A North Carolina elementary school teacher has effectively been pushed out of his job for reading a book to his third grade class about acceptance and equality.
Omar Currie, 25, chose to read King & King to his Efland-Cheeks Elementary School pupils after a student came to him crying over being called “gay” by a peer during gym class.
“When I read the story, the reaction of parents didn’t come into my mind,” the openly gay teacher told AP.
“In that moment, it just seemed natural to me to read the book and have a conversation about treating people with respect. My focus then was on the child, and helping the child.”
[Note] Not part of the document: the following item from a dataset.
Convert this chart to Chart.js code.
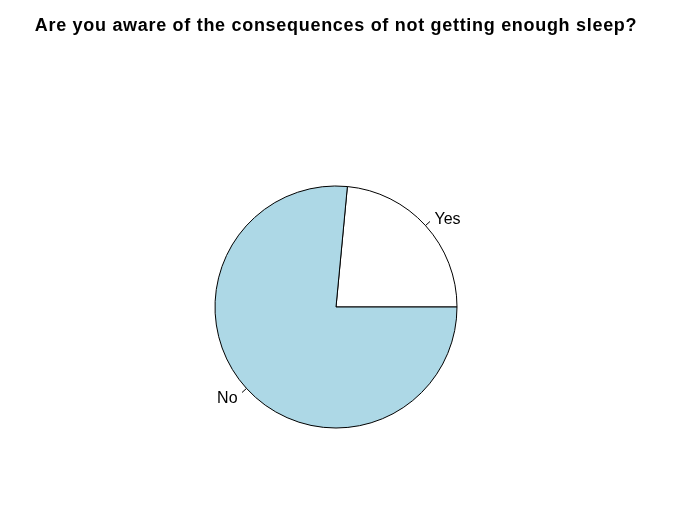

The book tells the story of a prince whose mother wants him to marry. He meets various princesses and none feel right, then another price comes along and they fall in love. They are crowned king and king, and the book ends with a kiss.
More than 200 parents and residents of the small 750-person town attended an open meeting to discuss Currie’s use of the book in class.
Some parents stood up to publicly tell Currie he’d die an early death and spend eternity in hell. We wonder where the kid who sparked the incident by calling another student gay learned that kind of attitude?
But the hate didn’t stop there. Currie received anonymous mail saying that being gay is a “birth defect” and accusing him of indoctrinating children through “psycho-emotional rape.”
Though Currie wasn’t officially disciplined by the school, he says administrators became hostile towards him, and he was upset the principle enacted a rule that teachers must inform parents of every book read in class, giving them the option to opt out.
“My reading of King & King was the 100% right thing to do,” he told Indy Week.
“There was no way I was going to have the support I needed to continue teaching [at the school].”
The assistant principal who lent Currie her copy of King & King has also resigned.